▶ _TASK TO COMPLETE_:
Copy exactly the lines from the start of the material through the line with "plt.rcParams['font.weight'] = 'bold'". Pictures stay out of the copy.

▶ _DATA LINES_:

────────────────────────────────────────

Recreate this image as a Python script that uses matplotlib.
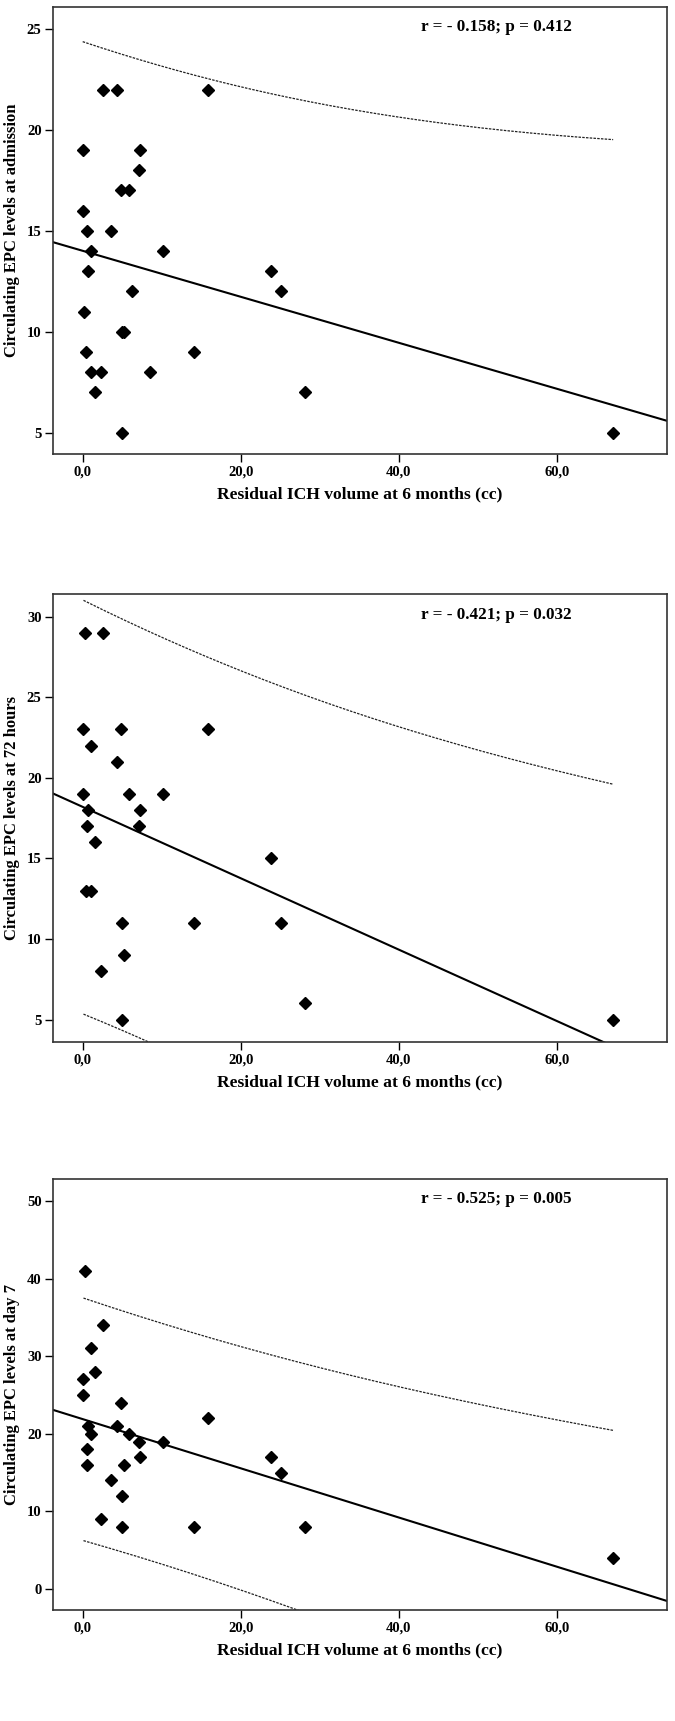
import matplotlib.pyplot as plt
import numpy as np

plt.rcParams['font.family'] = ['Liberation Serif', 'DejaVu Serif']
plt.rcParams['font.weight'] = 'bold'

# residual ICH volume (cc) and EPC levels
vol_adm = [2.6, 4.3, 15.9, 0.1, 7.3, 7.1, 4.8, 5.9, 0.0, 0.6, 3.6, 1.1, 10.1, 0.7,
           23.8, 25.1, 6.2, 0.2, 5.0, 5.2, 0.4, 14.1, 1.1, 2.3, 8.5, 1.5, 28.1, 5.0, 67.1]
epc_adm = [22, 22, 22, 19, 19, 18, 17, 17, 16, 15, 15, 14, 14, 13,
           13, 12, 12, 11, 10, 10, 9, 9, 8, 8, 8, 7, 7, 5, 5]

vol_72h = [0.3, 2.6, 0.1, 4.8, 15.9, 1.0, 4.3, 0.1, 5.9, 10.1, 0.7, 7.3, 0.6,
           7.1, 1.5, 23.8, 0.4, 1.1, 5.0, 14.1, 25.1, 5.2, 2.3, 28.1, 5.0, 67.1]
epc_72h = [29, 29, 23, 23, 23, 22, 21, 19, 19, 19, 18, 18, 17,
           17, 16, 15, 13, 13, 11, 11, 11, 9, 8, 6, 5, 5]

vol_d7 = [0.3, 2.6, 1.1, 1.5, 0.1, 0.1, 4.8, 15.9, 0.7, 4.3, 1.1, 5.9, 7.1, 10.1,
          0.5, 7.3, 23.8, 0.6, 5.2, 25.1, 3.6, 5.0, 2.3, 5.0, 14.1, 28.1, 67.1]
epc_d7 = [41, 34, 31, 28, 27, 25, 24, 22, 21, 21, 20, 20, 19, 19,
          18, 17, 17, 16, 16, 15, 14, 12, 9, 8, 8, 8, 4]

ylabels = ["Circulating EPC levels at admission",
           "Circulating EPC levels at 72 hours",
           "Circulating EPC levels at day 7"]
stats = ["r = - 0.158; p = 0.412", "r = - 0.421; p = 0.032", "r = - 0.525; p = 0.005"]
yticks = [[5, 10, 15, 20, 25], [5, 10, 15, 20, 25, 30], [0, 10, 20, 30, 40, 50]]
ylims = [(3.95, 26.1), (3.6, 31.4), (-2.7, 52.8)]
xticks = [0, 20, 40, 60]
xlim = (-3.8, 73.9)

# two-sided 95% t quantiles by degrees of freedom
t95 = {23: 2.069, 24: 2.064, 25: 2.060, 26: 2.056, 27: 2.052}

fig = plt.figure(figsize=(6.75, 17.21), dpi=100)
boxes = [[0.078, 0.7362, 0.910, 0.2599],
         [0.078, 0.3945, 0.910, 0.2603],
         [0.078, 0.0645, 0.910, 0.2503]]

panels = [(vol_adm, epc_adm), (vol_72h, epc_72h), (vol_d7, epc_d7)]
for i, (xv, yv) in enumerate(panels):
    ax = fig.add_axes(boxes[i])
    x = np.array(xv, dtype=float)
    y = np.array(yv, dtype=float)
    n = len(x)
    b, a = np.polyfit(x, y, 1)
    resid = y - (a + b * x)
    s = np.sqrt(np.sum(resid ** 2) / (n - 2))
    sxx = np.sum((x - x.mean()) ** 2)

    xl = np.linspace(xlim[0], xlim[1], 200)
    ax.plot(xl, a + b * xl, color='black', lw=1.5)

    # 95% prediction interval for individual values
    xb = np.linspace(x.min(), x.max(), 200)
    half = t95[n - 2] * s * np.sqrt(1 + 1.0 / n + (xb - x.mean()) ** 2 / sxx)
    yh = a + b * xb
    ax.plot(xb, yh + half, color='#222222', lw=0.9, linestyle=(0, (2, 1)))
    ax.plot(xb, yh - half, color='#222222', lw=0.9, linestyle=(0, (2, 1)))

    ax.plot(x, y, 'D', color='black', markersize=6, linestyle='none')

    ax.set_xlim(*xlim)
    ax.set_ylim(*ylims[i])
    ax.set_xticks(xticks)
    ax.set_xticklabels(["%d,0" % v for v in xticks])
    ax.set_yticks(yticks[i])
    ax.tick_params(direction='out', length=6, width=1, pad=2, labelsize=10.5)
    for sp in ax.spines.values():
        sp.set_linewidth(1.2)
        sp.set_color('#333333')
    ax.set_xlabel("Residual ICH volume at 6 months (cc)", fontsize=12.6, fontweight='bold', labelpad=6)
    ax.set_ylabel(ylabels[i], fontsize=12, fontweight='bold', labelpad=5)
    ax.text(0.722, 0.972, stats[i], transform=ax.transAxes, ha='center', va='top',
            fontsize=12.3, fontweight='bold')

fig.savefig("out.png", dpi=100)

────────────────────────────────────────

▶ _EXPECTED OUTPUT_:
Recreate this image as a Python script that uses matplotlib.
import matplotlib.pyplot as plt
import numpy as np

plt.rcParams['font.family'] = ['Liberation Serif', 'DejaVu Serif']
plt.rcParams['font.weight'] = 'bold'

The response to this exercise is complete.